Previous results from group 6 on June 27th showed a backscatter anomaly (an area of high backscatter) at position 1 (Fig.8). It was decided to investigate this anomaly and carry out three transects around where the anomaly was first seen, in an attempt to explain the position and composition of it. The position of the three transects are shown below in figure 8.
Figure 8 - ADCP sample triangle (Click to enlarge)
When the ADCP data was analysed, an anomaly was seen on the first transect, assumed to be the anomaly observed the day before. The fluorometer readings were constant, therefore the backscatter was probably not due to zooplankton but possibly suspended load. It was not seen on the other two transects suggesting the anomaly was not concerned with the River Lynher or the flow from the mouth of the estuary. Figure 9 shows the anomaly seen at Position 1.

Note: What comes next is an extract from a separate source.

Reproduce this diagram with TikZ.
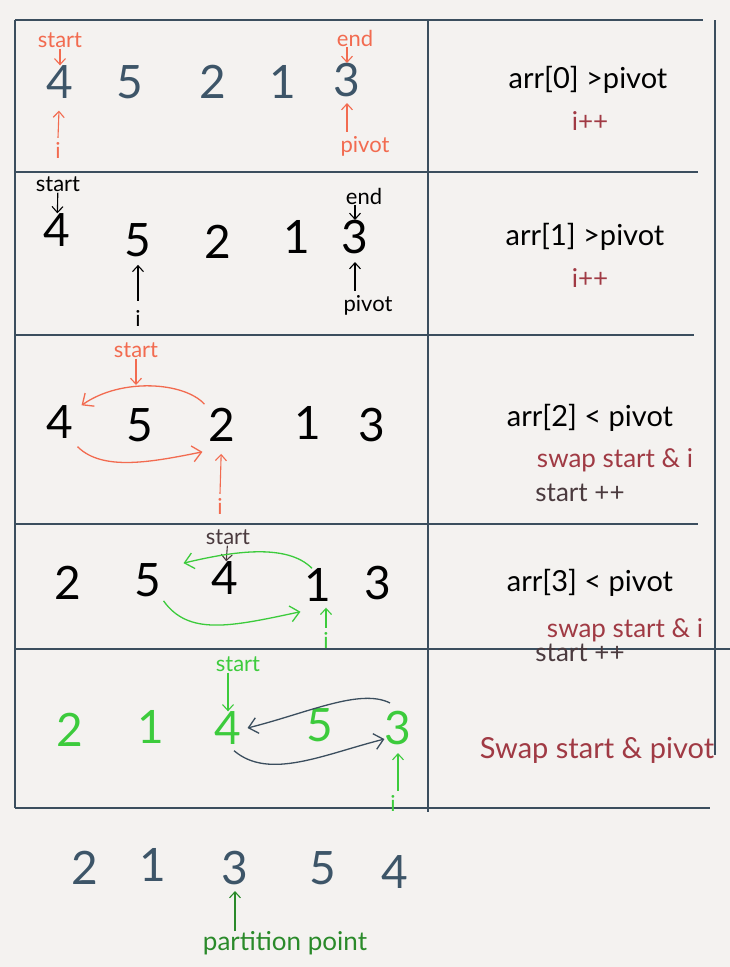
\documentclass[tikz,border=0pt]{standalone}
\usepackage{fontspec}
\setmainfont{Lato}
\usepackage{tikz}
\usetikzlibrary{arrows.meta}
\definecolor{frame}{HTML}{3B4E5E}
\definecolor{paper}{HTML}{F4F2F0}
\definecolor{inkblue}{HTML}{3D5568}
\definecolor{coral}{HTML}{F26B50}
\definecolor{wine}{HTML}{A03A44}
\definecolor{lime}{HTML}{3CCB3C}
\definecolor{forest}{HTML}{2A8A2A}
\definecolor{plum}{HTML}{4A3A3E}
\tikzset{
  digit/.style={font=\fontsize{46}{46}\selectfont, inner sep=0pt},
  tag/.style={font=\fontsize{22}{22}\selectfont, inner sep=1pt},
  rule/.style={font=\fontsize{29}{29}\selectfont, inner sep=0pt},
  note/.style={font=\fontsize{26}{26}\selectfont, inner sep=0pt},
  pointer/.style={-{Straight Barb[length=6pt,width=11pt]}, line width=1.1pt},
  swaparc/.style={-{Straight Barb[length=9pt,width=16pt]}, line width=1.3pt},
  gridline/.style={frame, line width=2.6pt},
}
\begin{document}
\begin{tikzpicture}[x=1pt,y=-1pt]
\fill[paper] (0,0) rectangle (730,967);
\useasboundingbox (0,0) rectangle (730,967);
% table
\draw[gridline] (15,20)--(703,20);
\draw[gridline] (15,172)--(698,172);
\draw[gridline] (15,335)--(694,335);
\draw[gridline] (15,524)--(698,524);
\draw[gridline] (15,649)--(730,649);
\draw[gridline] (15,808)--(710,808);
\draw[gridline] (15,20)--(15,808);
\draw[gridline] (428,20)--(428,812);
\draw[gridline] (715,20)--(715,755);

% row 1
\begin{scope}[inkblue]
\node[digit] (d11) at (60,82) {4};
\node[digit] (d12) at (130,82) {5};
\node[digit] (d13) at (213,82) {2};
\node[digit] (d14) at (283,82) {1};
\node[digit] (d15) at (347,80) {3};
\end{scope}
\node[tag, coral] (s1) at (60,40) {start};
\node[tag, coral] (e1) at (355,38) {end};
\node[tag, coral] (i1) at (58,150) {i};
\node[tag, coral] (p1) at (365,146) {pivot};
\draw[pointer, coral] (s1) -- (d11);
\draw[pointer, coral] (e1.south -| d15) -- (d15);
\draw[pointer, coral, shorten >=12pt] ([yshift=3pt]i1.north) -- (d11);
\draw[pointer, coral, shorten >=6pt] ([yshift=3pt]p1.north -| d15) -- (d15);
\node[rule] (r1) at (588,80) {arr[0] >pivot};
\node[note, wine] (n1) at (590,121) {i++};

% row 2
\node[digit] (d21) at (57,230) {4};
\node[digit] (d22) at (138,240) {5};
\node[digit] (d23) at (218,242) {2};
\node[digit] (d24) at (297,237) {1};
\node[digit] (d25) at (355,237) {3};
\node[tag] (s2) at (58,184) {start};
\node[tag] (e2) at (364,196) {end};
\node[tag] (i2) at (138,318) {i};
\node[tag] (p2) at (368,305) {pivot};
\draw[pointer] (s2) -- (d21);
\draw[pointer] (e2.south -| d25) -- (d25);
\draw[pointer, shorten >=8pt] ([yshift=8pt]i2.north) -- (d22);
\draw[pointer, shorten >=8pt] ([yshift=3pt]p2.north -| d25) -- (d25);
\node[rule] (r2) at (585,237) {arr[1] >pivot};
\node[note, wine] (n2) at (590,278) {i++};

% row 3
\node[digit] (d31) at (60,422) {4};
\node[digit] (d32) at (140,425) {5};
\node[digit] (d33) at (222,425) {2};
\node[digit] (d34) at (308,423) {1};
\node[digit] (d35) at (372,425) {3};
\node[tag, coral] (s3) at (136,350) {start};
\node[tag, coral] (i3) at (220,506) {i};
\draw[pointer, coral] (s3) -- (s3 |- 0,385);
\draw[swaparc, coral] ([shift={(-4,-4)}]d33.north west) .. controls +(-20,-22) and +(40,-28) .. ([xshift=8pt]d31.north east);
\draw[swaparc, coral] ([shift={(4,8)}]d31.south east) .. controls +(25,25) and +(-50,10) .. ([shift={(-6,10)}]d33.south west);
\draw[pointer, coral, shorten >=12pt] ([yshift=3pt]i3.north) -- (d33);
\node[rule] (r3) at (590,418) {arr[2] < pivot};
\node[note, wine] (n3) at (615,460) {swap start \& i};
\node[note, plum] (m3) at (580,493) {start ++};

% row 4
\node[digit] (d41) at (68,583) {2};
\node[digit] (d42) at (148,580) {5};
\node[digit] (d43) at (225,578) {4};
\node[digit] (d44) at (318,585) {1};
\node[digit] (d45) at (378,583) {3};
\node[tag, plum] (s4) at (228,537) {start};
\node[tag, lime] (i4) at (326,640) {i};
\draw[pointer, plum] (s4) -- (d43);
\draw[swaparc, lime] ([shift={(-6,0)}]d44.north) .. controls +(-25,-25) and +(50,-12) .. ([xshift=22pt]d42.north east);
\draw[swaparc, lime] ([shift={(2,4)}]d42.south east) .. controls +(25,35) and +(-70,15) .. ([shift={(-4,10)}]d44.south west);
\draw[pointer, lime, shorten >=6pt] ([yshift=3pt]i4.north) -- (i4 |- d44.south);
\node[rule] (r4) at (590,583) {arr[3] < pivot};
\node[note, wine] (n4) at (625,630) {swap start \& i};
\node[note, plum] (m4) at (580,653) {start ++};

% row 5
\begin{scope}[lime]
\node[digit] (d51) at (70,730) {2};
\node[digit] (d52) at (151,727) {1};
\node[digit] (d53) at (228,728) {4};
\node[digit] (d54) at (320,725) {5};
\node[digit] (d55) at (398,728) {3};
\end{scope}
\node[tag, lime] (s5) at (238,664) {start};
\node[tag, lime] (i5) at (393,803) {i};
\draw[pointer, lime] (s5.south -| d53) -- (d53);
\draw[swaparc, frame] ([shift={(-8,-8)}]d55.north) .. controls +(-30,-15) and +(60,-15) .. ([xshift=6pt]d53.east);
\draw[swaparc, frame] ([shift={(6,6)}]d53.south) .. controls +(35,30) and +(-60,15) .. ([shift={(0,-6)}]d55.south west);
\draw[pointer, lime, shorten >=8pt] ([yshift=3pt]i5.north -| d55) -- (d55);
\node[rule, wine] (r5) at (597,750) {Swap start \& pivot};

% result
\begin{scope}[inkblue]
\node[digit] (f1) at (85,868) {2};
\node[digit] (f2) at (153,865) {1};
\node[digit] (f3) at (235,868) {3};
\node[digit] (f4) at (323,868) {5};
\node[digit] (f5) at (395,872) {4};
\end{scope}
\node[note, forest] (pp) at (285,943) {partition point};
\draw[pointer, forest, shorten >=6pt] (pp.north -| f3) -- (f3);
\end{tikzpicture}
\end{document}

Figure 9 - ADCP Backscatter Position 1
The area where the anomaly was seen was scrutinized and it was discovered that a bank extended out from the western shore to the middle of the channel reducing the depth of the channel by five metres, effectively forming a barrier that the current had to move over. It was therefore deduced that the anomaly was due to scouring by the current, increasing the sediment load and hence increasing the backscatter intensity. This is confirmed with the aid of the transmisometer readings (Figure 10).

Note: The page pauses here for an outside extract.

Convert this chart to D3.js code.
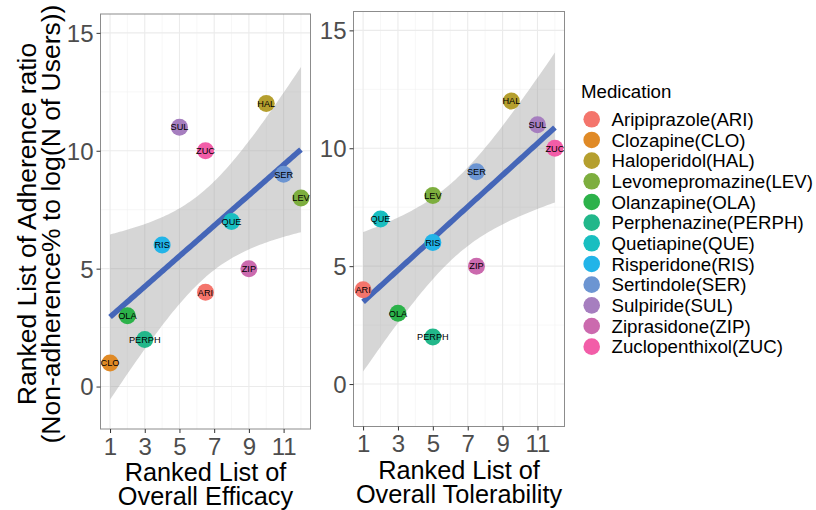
<!DOCTYPE html>
<html><head><meta charset="utf-8">
<script src="https://cdn.jsdelivr.net/npm/d3@7"></script>
<style>body{margin:0;background:#fff}svg{display:block;font-family:"Liberation Sans",Arial,Helvetica,sans-serif}</style>
</head><body><svg id="c" width="816" height="510"></svg>
<script>
// ---- data ----
const codes = ["ARI","CLO","HAL","LEV","OLA","PERPH","QUE","RIS","SER","SUL","ZIP","ZUC"];
const names = ["Aripiprazole(ARI)","Clozapine(CLO)","Haloperidol(HAL)","Levomepromazine(LEV)","Olanzapine(OLA)","Perphenazine(PERPH)","Quetiapine(QUE)","Risperidone(RIS)","Sertindole(SER)","Sulpiride(SUL)","Ziprasidone(ZIP)","Zuclopenthixol(ZUC)"];
const colors = ["#F4756C","#E08A26","#B59F2E","#7DAE3E","#2CB24A","#22B78A","#19BEC0","#22B4E8","#6C95D2","#A67EBF","#CB6AAE","#F25DA8"];
const adherence = [4,1,12,8,3,2,7,6,9,11,5,10];
const efficacy = [6.5,1,10,12,2,3,8,4,11,5,9,6.5];
const tolerability = [1,null,9.5,5,3,5,2,5,7.5,11,7.5,12];
const xTicks = [1,3,5,7,9,11];
const yTicks = [0,5,10,15];
const yDomain = [-1.8, 15.8];
const xDomain = [0.45, 12.55];
const tCrit = {9:2.262157, 10:2.228139};

const svg = d3.select("#c");
const font = '"Liberation Sans",Arial,Helvetica,sans-serif';

function lmFit(pts){
  const n = pts.length;
  const mx = d3.mean(pts,d=>d.x), my = d3.mean(pts,d=>d.y);
  let sxx=0,sxy=0;
  pts.forEach(d=>{sxx+=(d.x-mx)**2; sxy+=(d.x-mx)*(d.y-my);});
  const b = sxy/sxx, a = my - b*mx;
  let sse=0; pts.forEach(d=>{sse+=(d.y-a-b*d.x)**2;});
  const s = Math.sqrt(sse/(n-2)), t = tCrit[n-2];
  const [lo,hi] = d3.extent(pts,d=>d.x);
  return d3.range(80).map(i=>{
    const x = lo + (hi-lo)*i/79, f = a+b*x;
    const se = s*Math.sqrt(1/n + (x-mx)**2/sxx);
    return {x, f, lo:f-t*se, hi:f+t*se};
  });
}

function panel(cfg){
  const {x0,x1,y0,y1,xs,title} = cfg;
  const x = d3.scaleLinear().domain(xDomain).range([x0,x1]);
  const y = d3.scaleLinear().domain(yDomain).range([y1,y0]);
  const g = svg.append("g");
  // grid
  const minorX = d3.range(2,13,2), minorY = [2.5,7.5,12.5];
  g.selectAll(".mx").data(minorX).join("line").attr("x1",d=>x(d)).attr("x2",d=>x(d)).attr("y1",y0).attr("y2",y1).attr("stroke","#F2F2F2").attr("stroke-width",0.6);
  g.selectAll(".my").data(minorY).join("line").attr("y1",d=>y(d)).attr("y2",d=>y(d)).attr("x1",x0).attr("x2",x1).attr("stroke","#F2F2F2").attr("stroke-width",0.6);
  g.selectAll(".gx").data(xTicks).join("line").attr("x1",d=>x(d)).attr("x2",d=>x(d)).attr("y1",y0).attr("y2",y1).attr("stroke","#EBEBEB").attr("stroke-width",1.1);
  g.selectAll(".gy").data(yTicks).join("line").attr("y1",d=>y(d)).attr("y2",d=>y(d)).attr("x1",x0).attr("x2",x1).attr("stroke","#EBEBEB").attr("stroke-width",1.1);

  const pts = codes.map((c,i)=>({code:c,x:xs[i],y:adherence[i],col:colors[i]})).filter(d=>d.x!=null);
  const fit = lmFit(pts);
  g.append("path").datum(fit).attr("d",d3.area().x(d=>x(d.x)).y0(d=>y(d.lo)).y1(d=>y(d.hi))).attr("fill","#999999").attr("fill-opacity",0.4);
  g.append("path").datum(fit).attr("d",d3.line().x(d=>x(d.x)).y(d=>y(d.f))).attr("fill","none").attr("stroke","#4566B8").attr("stroke-width",5.5);

  g.selectAll(".pt").data(pts).join("circle").attr("cx",d=>x(d.x)).attr("cy",d=>y(d.y)).attr("r",8.5).attr("fill",d=>d.col);
  g.selectAll(".lb").data(pts).join("text").attr("x",d=>x(d.x)).attr("y",d=>y(d.y)+3.3).attr("text-anchor","middle")
    .attr("font-size",9.2).attr("fill","#000").text(d=>d.code);

  g.append("rect").attr("x",x0).attr("y",y0).attr("width",x1-x0).attr("height",y1-y0).attr("fill","none").attr("stroke","#8C8C8C").attr("stroke-width",1);

  // axes
  const ax = g.append("g").attr("transform",`translate(0,${y1})`).call(d3.axisBottom(x).tickValues(xTicks).tickSize(4).tickPadding(3));
  const ay = g.append("g").attr("transform",`translate(${x0},0)`).call(d3.axisLeft(y).tickValues(yTicks).tickSize(4).tickPadding(3));
  [ax,ay].forEach(a=>{a.select(".domain").remove();a.selectAll(".tick line").attr("stroke","#333").attr("stroke-width",1);
    a.selectAll("text").attr("font-size",24).attr("font-family",font).attr("fill","#4D4D4D");});
  ay.selectAll("text").attr("dy","0.35em");
  ax.selectAll("text").attr("dy","0.78em");

  const cx = (x0+x1)/2;
  const tt = g.append("text").attr("text-anchor","middle").attr("font-size",25.3).attr("fill","#000");
  tt.append("tspan").attr("x",cx).attr("y",y1+52).text(title[0]);
  tt.append("tspan").attr("x",cx).attr("y",y1+76).text(title[1]);
}

panel({x0:100.5,x1:310.5,y0:14,y1:429,xs:efficacy,title:["Ranked List of","Overall Efficacy"]});
panel({x0:353.5,x1:564.5,y0:11.5,y1:426.5,xs:tolerability,title:["Ranked List of","Overall Tolerability"]});

// y title (two lines)
const yc = 224;
const yt = svg.append("text").attr("transform",`translate(0,${yc}) rotate(-90)`).attr("text-anchor","middle").attr("font-size",26.5).attr("fill","#000");
yt.append("tspan").attr("x",0).attr("y",36).text("Ranked List of Adherence ratio");
yt.append("tspan").attr("x",0).attr("y",60).text("(Non-adherence% to log(N of Users))");

// legend
const lg = svg.append("g");
lg.append("text").attr("x",581).attr("y",97.5).attr("font-size",18.7).attr("fill","#000").text("Medication");
const rows = lg.selectAll(".row").data(names).join("g").attr("transform",(d,i)=>`translate(0,${119.3+i*20.67})`);
rows.append("circle").attr("cx",591.7).attr("cy",0).attr("r",8.3).attr("fill",(d,i)=>colors[i]);
rows.append("text").attr("x",611.5).attr("y",6.7).attr("font-size",18.7).attr("fill","#000").text(d=>d);
</script></body></html>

Normally the program "CTD Analysis" would be used to process these raw data into depth interval averaged, but due to a bug it was unable to analyse certain CTD readings. This can be seen in the station 4 and 5 graphs, as the raw data had to be used, hence the irregular chart lines.
x:\group12\data\Bill Conway (Estuary)\ADCP
x:\group12\processed\Bill Conway (Estuary)\CTD\Excel\alldata(fl).xls
ADCP Profile – Breakwater:
The velocity magnitude profile of the water column, measured by the ADCP, showed a very well mixed water column. There were no major changes to the water column along the track.

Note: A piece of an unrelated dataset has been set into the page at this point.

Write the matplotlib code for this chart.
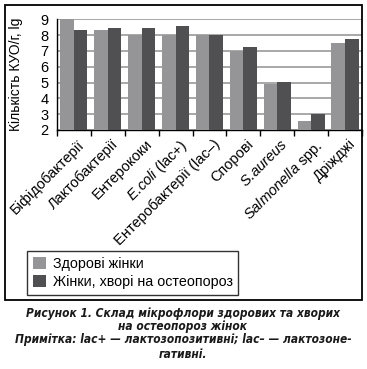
import matplotlib
matplotlib.use("Agg")
import matplotlib.pyplot as plt
import numpy as np
from matplotlib.patches import Rectangle
import matplotlib.transforms as mtransforms

plt.rcParams['font.family'] = ['Liberation Sans', 'DejaVu Sans']
plt.rcParams['mathtext.fontset'] = 'custom'
plt.rcParams['mathtext.rm'] = 'Liberation Sans'
plt.rcParams['mathtext.it'] = 'Liberation Sans:italic'

categories = ["Біфідобактерії", "Лактобактерії", "Ентерококи", r"$\mathit{E.\!coli}$ (lac+)",
              "Ентеробактерії (lac–)", "Спорові", r"$\mathit{S.\!aureus}$",
              r"$\mathit{Salmonella}$ spp.", "Дріжджі"]
healthy = [9.0, 8.3, 8.0, 8.0, 8.0, 7.0, 4.9, 2.55, 7.5]
osteo = [8.3, 8.45, 8.45, 8.6, 8.0, 7.25, 5.02, 3.03, 7.75]
series_names = ["Здорові жінки", "Жінки, хворі на остеопороз"]
yticks = [2, 3, 4, 5, 6, 7, 8, 9]
ylabel = "Кількість КУО/г, lg"
caption1 = "Рисунок 1. Склад мікрофлори здорових та хворих"
caption2 = "на остеопороз жінок"
caption3 = "Примітка: lac+ — лактозопозитивні; lac– — лактозоне-"
caption4 = "гативні."

W, H = 367, 369
fig = plt.figure(figsize=(W / 100, H / 100), dpi=100)
ax = fig.add_axes([57 / W, 1 - 130 / H, (362 - 57) / W, (130 - 19.3) / H])

x = np.arange(len(categories))
bw = 0.4
ax.bar(x - bw / 2, np.array(healthy) - 2, bw, bottom=2, color='#959597', label=series_names[0], zorder=3)
ax.bar(x + bw / 2, np.array(osteo) - 2, bw, bottom=2, color='#505052', label=series_names[1], zorder=3)

ax.set_ylim(2, 9)
ax.set_xlim(-0.5, len(categories) - 0.5)
ax.set_yticks(yticks)
ax.tick_params(axis='y', length=0, labelsize=10.5, pad=6)
ax.yaxis.grid(True, color='#9a9a9a', linewidth=1.2, zorder=0)
ax.set_axisbelow(True)
for s in ['top', 'right']:
    ax.spines[s].set_visible(False)
ax.spines['left'].set_linewidth(1.0)
ax.spines['bottom'].set_linewidth(1.0)

ax.set_xticks(x)
ax.set_xticklabels(categories, rotation=45, ha='right', rotation_mode='anchor', fontsize=10.5)
ax.tick_params(axis='x', which='major', length=0, pad=5)
ax.set_xticks(np.arange(-0.5, len(categories), 1.0), minor=True)
ax.tick_params(axis='x', which='minor', length=4, width=1.0, direction='out')
offset = mtransforms.ScaledTranslation(3 / 100, 0, fig.dpi_scale_trans)
for lbl in ax.get_xticklabels():
    lbl.set_transform(lbl.get_transform() + offset)

ax.set_ylabel(ylabel, fontsize=10)
ax.yaxis.set_label_coords((23 - 57) / (362 - 57), 0.5)

# outer frame
fig.patches.append(Rectangle((5 / W, 1 - 300 / H), (362 - 5) / W, (300 - 5) / H,
                             transform=fig.transFigure, fill=False, edgecolor='black', linewidth=1.3))

leg = fig.legend(loc='upper left', bbox_to_anchor=(27 / W, 1 - 251 / H), fontsize=10.3,
                 frameon=True, fancybox=False, edgecolor='black', handlelength=0.9,
                 handleheight=0.9, handletextpad=0.5, borderpad=0.4, labelspacing=0.3,
                 borderaxespad=0)
leg.get_frame().set_linewidth(1.0)

capfont = dict(family=['DejaVu Sans'], stretch='condensed', style='italic', weight='bold', fontsize=8.6,
               ha='center', va='center', color='#1a1a1a')
fig.text(183 / W, 1 - 313 / H, caption1, **capfont)
fig.text(183 / W, 1 - 326.5 / H, caption2, **capfont)
fig.text(183 / W, 1 - 340 / H, caption3, **capfont)
fig.text(183 / W, 1 - 354 / H, caption4, **capfont)

fig.savefig("out.png", dpi=100)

The flow direction around the breakwater showed most water flow into the sound coming through the western channel as the direction of flow was to the North East. Direction of flow through the eastern channel is predominantly in a southerly direction, suggesting the flow out of the sound occurs through the eastern channel.
As seen in figure 11 above, flow behind the breakwater also
appears to be southerly. This is due to the breakwater preventing northerly flow
from the open ocean into the estuary. Therefore, the only flow in this
region is from the river outflow in a southerly direction out of the estuary. Even so, flow behind the breakwater is reasonably low.
Silica
Figure 12 (Click top Enlarge)
Figure 12 shows the chlorophyll concentration throughout the estuary. The maximum concentration occurs in the upper estuary , this corresponds to a large reduction in silica concentration in the upper estuary, this drop in silica corresponds with an increase in the amount of diatoms, which utilise silica for test formation.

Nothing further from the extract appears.